Porque Dios, que mandó que de las tinieblas resplandeciese la luz, es el que resplandeció en nuestros corazones, para iluminación del conocimiento de la gloria de Dios en la faz de Jesucristo».
– 2 Corintios 4:6.
Así como el propio Señor separó a su pueblo de Egipto, él nos separa de la potestad de las tinieblas, del presente siglo malo y de la esclavitud del pecado, para Sí mismo.
El ángel de Jehová se le apareció a Moisés cuando éste estaba en Madián.
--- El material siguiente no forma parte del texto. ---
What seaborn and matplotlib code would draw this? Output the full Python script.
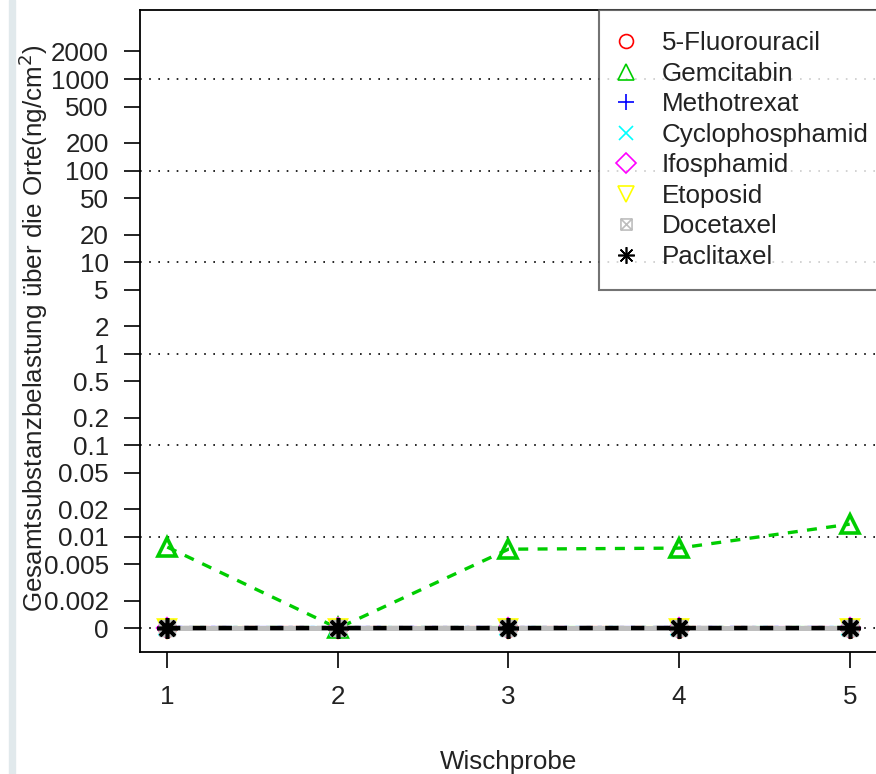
import numpy as np
import pandas as pd
import matplotlib
matplotlib.use("Agg")
import matplotlib.pyplot as plt
import seaborn as sns
from matplotlib.lines import Line2D
from matplotlib.path import Path
from matplotlib.patches import Rectangle

sns.set_style("white")
plt.rcParams['font.family'] = ['Liberation Sans', 'DejaVu Sans']

# data
wischprobe = [1, 2, 3, 4, 5]
substances = ["5-Fluorouracil", "Gemcitabin", "Methotrexat", "Cyclophosphamid",
              "Ifosphamid", "Etoposid", "Docetaxel", "Paclitaxel"]
fluorouracil = [0, 0, 0, 0, 0]
gemcitabin = [0.0077, 0, 0.0073, 0.0075, 0.0137]
methotrexat = [0, 0, 0, 0, 0]
cyclophosphamid = [0, 0, 0, 0, 0]
ifosphamid = [0, 0, 0, 0, 0]
etoposid = [0, 0, 0, 0, 0]
docetaxel = [0, 0, 0, 0, 0]
paclitaxel = [0, 0, 0, 0, 0]
series = [fluorouracil, gemcitabin, methotrexat, cyclophosphamid,
          ifosphamid, etoposid, docetaxel, paclitaxel]

ytick_vals = [0, 0.002, 0.005, 0.01, 0.02, 0.05, 0.1, 0.2, 0.5, 1, 2, 5,
              10, 20, 50, 100, 200, 500, 1000, 2000]
ytick_labels = ["0", "0.002", "0.005", "0.01", "0.02", "0.05", "0.1", "0.2",
                "0.5", "1", "2", "5", "10", "20", "50", "100", "200", "500",
                "1000", "2000"]
grid_vals = [0, 0.01, 0.1, 1, 10, 100, 1000]

ZERO = 0.001  # zero is drawn one decade below 0.01
FS = 18.7

def shift(v):
    v = np.asarray(v, dtype=float)
    return np.where(v == 0, ZERO, v)

# R-like marker "square with cross" (pch 7)
box_x = Path([(-1, -1), (1, -1), (1, 1), (-1, 1), (-1, -1),
              (-1, -1), (1, 1), (-1, 1), (1, -1)],
             [Path.MOVETO, Path.LINETO, Path.LINETO, Path.LINETO, Path.CLOSEPOLY,
              Path.MOVETO, Path.LINETO, Path.MOVETO, Path.LINETO])

colors = ["#FF0000", "#00CD00", "#0000FF", "#00FFFF", "#FF00FF", "#FFFF00",
          "#BEBEBE", "#000000"]
markers = ["o", "^", "+", "x", "D", "v", box_x, (8, 2, 0)]
linestyles = ["-", (0, (3, 2.8)), ":", "-.", (0, (6, 3)), (0, (2, 2, 6, 2)),
              "-", (0, (3, 2.8))]
widths = [3.4, 2.4, 3.0, 3.0, 3.0, 3.0, 3.6, 3.2]
msizes = [11, 13, 12, 11, 9, 11, 10, 15]
leg_sizes = [10, 11, 12, 10, 10, 11, 8, 12]

fig = plt.figure(figsize=(8.76, 7.74), dpi=100)
ax = fig.add_axes([140 / 876, 1 - 652 / 774, 737 / 876, 642 / 774])

for gv in grid_vals:
    ax.axhline(shift([gv])[0], color="black", lw=1.2, ls=(0, (1, 4.5)), zorder=1)

for name, vals, c, m, ls, lw, ms in zip(substances, series, colors, markers,
                                        linestyles, widths, msizes):
    df = pd.DataFrame({"x": wischprobe, "y": shift(vals)})
    sns.lineplot(data=df, x="x", y="y", ax=ax, color=c, linestyle=ls, lw=lw,
                 marker=m, markersize=ms, markerfacecolor="none",
                 markeredgecolor=c, markeredgewidth=2.6, zorder=3)

ax.set_yscale("log")
ax.set_ylim(10 ** -3.26, 10 ** 3.754)
ax.set_xlim(0.84, 5.16)
ax.set_yticks(shift(ytick_vals))
ax.set_yticklabels(ytick_labels)
ax.yaxis.set_minor_locator(matplotlib.ticker.NullLocator())
ax.set_xticks(wischprobe)
ax.set_xticklabels([str(w) for w in wischprobe])
ax.tick_params(axis="both", direction="out", length=11.5, width=1.2,
               labelsize=FS, colors="black", labelcolor="#222222",
               left=True, bottom=True)
ax.tick_params(axis="x", pad=12)
ax.tick_params(axis="y", pad=11)
for s in ax.spines.values():
    s.set_color("black")
    s.set_linewidth(1.3)

ax.set_xlabel("Wischprobe", fontsize=FS, va="center", color="#222222")
ax.xaxis.set_label_coords(0.5, -0.171)
ax.set_ylabel("Gesamtsubstanzbelastung über die Orte(ng/cm$^2$)", fontsize=FS,
              va="center", color="#222222")
ax.yaxis.set_label_coords((33 - 140) / 737, 0.505)

handles = []
for name, c, m, ms in zip(substances, colors, markers, leg_sizes):
    handles.append(Line2D([], [], linestyle="none", marker=m, markersize=ms,
                          markerfacecolor="none", markeredgecolor=c,
                          markeredgewidth=1.2, label=name))
leg = ax.legend(handles=handles, loc="upper right",
                bbox_to_anchor=(1 + 13 / 737, 1),
                borderaxespad=0, fontsize=FS, frameon=True, fancybox=False,
                borderpad=0.82, labelspacing=0.25, handlelength=0.45,
                handletextpad=1.15)
leg.get_frame().set_edgecolor("#505050")
leg.get_frame().set_linewidth(1.5)
for t in leg.get_texts():
    t.set_color("#222222")
leg.set_zorder(5)

fig.patches.append(Rectangle((9 / 876, 0), 6 / 876, 1, transform=fig.transFigure,
                             color="#e1e9ec", zorder=0))

fig.savefig("out.png", dpi=100)
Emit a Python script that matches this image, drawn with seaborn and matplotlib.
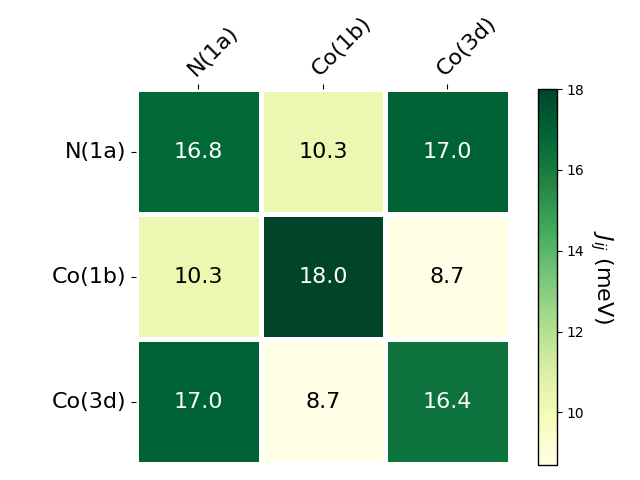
import numpy as np
import pandas as pd
import matplotlib
matplotlib.use("Agg")
import matplotlib.pyplot as plt
import seaborn as sns

labels = ["N(1a)", "Co(1b)", "Co(3d)"]
row_n1a = [16.8, 10.3, 17.0]
row_co1b = [10.3, 18.0, 8.7]
row_co3d = [17.0, 8.7, 16.4]

df = pd.DataFrame([row_n1a, row_co1b, row_co3d], index=labels, columns=labels)

fig = plt.figure(figsize=(6.4, 4.8), dpi=100)
ax = fig.add_axes([0.2125, 0.0333, 0.584, 0.781])
cax = fig.add_axes([0.8406, 0.0313, 0.0297, 0.783])

sns.heatmap(df, ax=ax, cbar_ax=cax, cmap="YlGn", annot=True, fmt=".1f",
            annot_kws={"fontsize": 16}, linewidths=2.5, linecolor="white",
            square=False)

for t in ax.texts:
    c = matplotlib.colors.to_rgb(t.get_color())
    if sum(c) < 1.5:
        t.set_color("black")

ax.xaxis.tick_top()
ax.set_xticklabels(labels, rotation=45, ha="left", rotation_mode="anchor", fontsize=16)
ax.set_yticklabels(labels, rotation=0, fontsize=16)
ax.set_xlabel("")
ax.set_ylabel("")

cbar = ax.collections[0].colorbar
cbar.outline.set_visible(True)
cbar.outline.set_edgecolor("black")
cbar.outline.set_linewidth(1)
cbar.ax.tick_params(labelsize=10)
cbar.set_label(r"$J_{ij}$ (meV)", rotation=270, labelpad=22, fontsize=16)

fig.savefig("out.png", dpi=100)
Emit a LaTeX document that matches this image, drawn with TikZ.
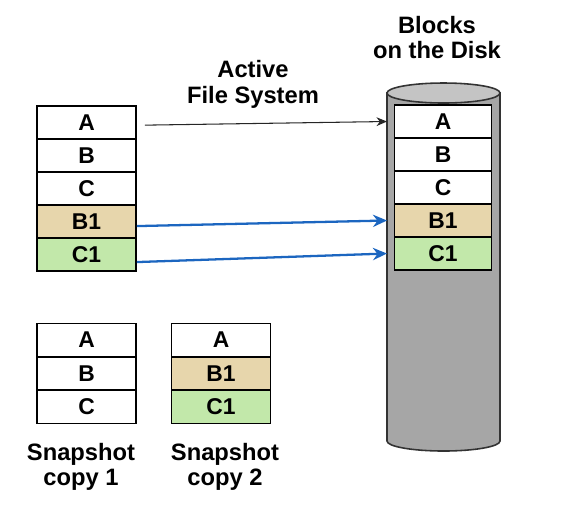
\documentclass[tikz,border=0pt]{standalone}
\usepackage{fontspec}
\setmainfont{Liberation Sans}
\usepackage{xcolor}
\usepackage{tikz}
\usetikzlibrary{positioning, arrows.meta, calc}
\definecolor{BlockTan}{RGB}{231,214,172}
\definecolor{BlockGreen}{RGB}{194,232,170}
\definecolor{LinkBlue}{RGB}{28,102,192}
\definecolor{DiskGray}{RGB}{166,166,166}
\definecolor{DiskTop}{RGB}{196,196,196}
\tikzset{
  blk/.style={draw=black, line width=1.1pt, fill=white, minimum width=1.98cm, minimum height=0.66cm,
    inner sep=0pt, font=\fontsize{13}{14}\selectfont\bfseries},
  blkB/.style={blk, fill=BlockTan},
  blkC/.style={blk, fill=BlockGreen},
  dblk/.style={blk, minimum width=1.94cm},
  caption/.style={font=\fontsize{13.5}{14.5}\selectfont\bfseries, align=center},
  ptrarrow/.style={-{Stealth[length=6pt,width=5pt]}, line width=0.6pt, black!85},
  newarrow/.style={-{Stealth[length=8pt,width=7pt]}, line width=1.3pt, LinkBlue},
  diskbody/.style={draw=black!80, line width=0.9pt, fill=DiskGray},
  disktop/.style={draw=black!80, line width=0.9pt, fill=DiskTop},
}

\begin{document}
\begin{tikzpicture}[x=0.02cm, y=-0.02cm]
  \useasboundingbox (0,0) rectangle (564,512);

  \draw[diskbody] (387,93) -- (387,441) arc[start angle=180, end angle=0, x radius=56.5, y radius=10] -- (500,93) -- cycle;
  \draw[disktop] (443.5,93) ellipse[x radius=56.5, y radius=10];
  \coordinate (cylL) at (387,93);

  \node[blk]  (actA)  at (86.5,122.5) {A};
  \node[blk]  (actB)  at (86.5,155.5) {B};
  \node[blk]  (actC)  at (86.5,188.5) {C};
  \node[blkB] (actB1) at (86.5,221.5) {B1};
  \node[blkC] (actC1) at (86.5,254.5) {C1};

  \node[dblk]  (dskA)  at (443,121.5) {A};
  \node[dblk]  (dskB)  at (443,154.5) {B};
  \node[dblk]  (dskC)  at (443,187.5) {C};
  \node[dblk, fill=BlockTan]   (dskB1) at (443,220.5) {B1};
  \node[dblk, fill=BlockGreen] (dskC1) at (443,253.5) {C1};

  \node[blk]  (snapA)  at (86.5,340) {A};
  \node[blk]  (snapB)  at (86.5,373.5) {B};
  \node[blk]  (snapC)  at (86.5,407) {C};

  \node[blk]  (snapxA)  at (221,340) {A};
  \node[blkB] (snapxB1) at (221,373.5) {B1};
  \node[blkC] (snapxC1) at (221,407) {C1};

  \node[caption] (afs)   at (253,84.5) {Active\\File System};
  \node[caption] (disk)  at (437,37.5) {Blocks\\on the Disk};
  \node[caption] (snap1) at (81,467) {Snapshot\\copy 1};
  \node[caption] (snap2) at (225,467) {Snapshot\\copy 2};

  \draw[ptrarrow] ([xshift=4.5pt,yshift=-1.5pt]actA.east) -- (dskA.west -| cylL);
  \draw[newarrow] ([yshift=-2.6pt]actB1.east) -- (dskB1.west -| cylL);
  \draw[newarrow] ([yshift=-4.3pt]actC1.east) -- (dskC1.west -| cylL);
\end{tikzpicture}
\end{document}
El pueblo de Israel aún no sabía lo que Dios haría por ellos, mas el Señor, por medio de su ángel, habló con Moisés: «No te acerques; quita tu calzado de tus pies, porque el lugar en que tú estás, tierra santa es» (Éx. 3:5, primera ocurrencia de la palabra ‘santo’). Dios santificó un pedazo de tierra para hablarle a Moisés.
En seguida, Dios separaría a Moisés de Madián para sacar a su pueblo de Egipto. Así es con nosotros. Dios, en su eterna sabiduría y misericordia, nos eligió en santificación del Espíritu (1 Ped. 1:2), incluso antes de nosotros darnos cuenta de su amor y propósito.
Al preparar el pueblo para salir de Egipto, Dios ordenó sobre la pascua: «Siete días comeréis panes sin levadura … El primer día habrá santa convocación, y asimismo en el séptimo … porque en este mismo día saqué vuestras huestes de la tierra de Egipto» (Éx. 12:15-17, segunda ocurrencia de la palabra «santo»). Después de la muerte de muchos corderos, en aquella primera pascua, Dios separó a su pueblo de Egipto, para Sí mismo. El precio fue la sangre de muchos corderos y el sello de Su redención –y que enseñaría al pueblo que ella era irreversible–, fue hacerlos pasar en seco por el Mar Rojo y echar en él los carros de Faraón y su ejército.
Así es con nosotros «por lo cual también Jesús, para santificar al pueblo mediante su propia sangre, padeció fuera de la puerta» (Heb. 13:12). Por la sangre del Señor somos santificados, de manera que la santificación del Espíritu, determinada por Dios en la eternidad pasada, se torna una viva realidad para el creyente.
Poco después de cruzar el Mar Rojo, Dios les enseñaría que la gran y definitiva separación efectuada por él debería manifestarse: «Porque yo soy Jehová, que os hago subir de la tierra de Egipto para ser vuestro Dios: seréis, pues, santos, porque yo soy santo» (Lev. 11:45). Y no es diferente con nosotros, pues hay un aspecto presente y continuo en la santificación, como podemos percibir por la bendita oración del Señor por sus discípulos: «Santifícalos en tu verdad; tu palabra es la verdad» (Jn. 17:17).
Los aspectos pasados y presentes de nuestra santificación apuntan a algo glorioso: Dios nos disciplina «para lo que nos es provechoso, para que participemos de su santidad» (Heb. 12:10), pues la santidad de Dios es llena de gloria. En días pasados, él resplandeció en nuestros corazones y nos separó para sí mismo. En el presente, él nos ilumina, santifica y purifica por su Palabra. Cuando él se manifieste, lo veremos como él es, y conoceremos la gloria de Dios en la faz de Jesucristo. ¡Gracias Padre, por tu obra de santificación!